Of those that have issued a pay equity narrative, nearly three-quarters adopted a global perspective, addressing the issue across the organization, albeit with some local or regional caveats.


Most organizations understand that pay transparency will force them to contend with more questions and hurdles. Seventy percent of surveyed companies said these changes will lead to more questions about compensation from managers and 68% expect more questions from employees. In addition, more than half expect more pay negotiations. Yet the survey also found that organizations currently inform senior leaders and managers on pay more so than employees but plan on more employee education in the future.

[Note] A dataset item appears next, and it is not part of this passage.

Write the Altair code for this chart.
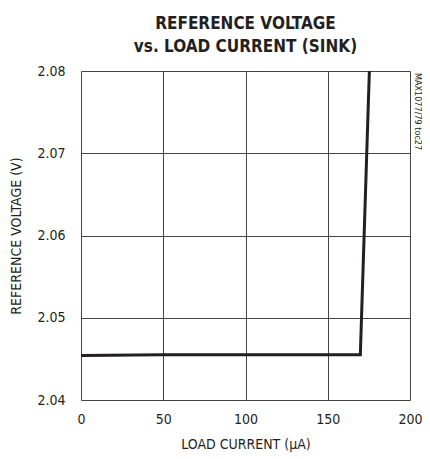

Concerns about managers’ ability to explain compensation programs and possible employee reactions are two of the most cited factors holding back programs from implementing pay transparency.


Fifty-six percent of companies say they already use metrics to measure the impact of pay transparency. These include metrics of adjusted gender pay gap, questions received from managers and employees, and impact on employee retention.


“With many organizations planning to take a global approach to their pay program communication, organizations need a clear, consistent and well-documented approach to disclosure to ensure accurate data is shared with candidates and employees,” Jill Havely, WTW head of global community excellence, employee experience, said in a press release.


“Educating relevant stakeholders and building employee trust is paramount in this process, as well as leveraging relevant technologies to support a clear and transparent communication process.”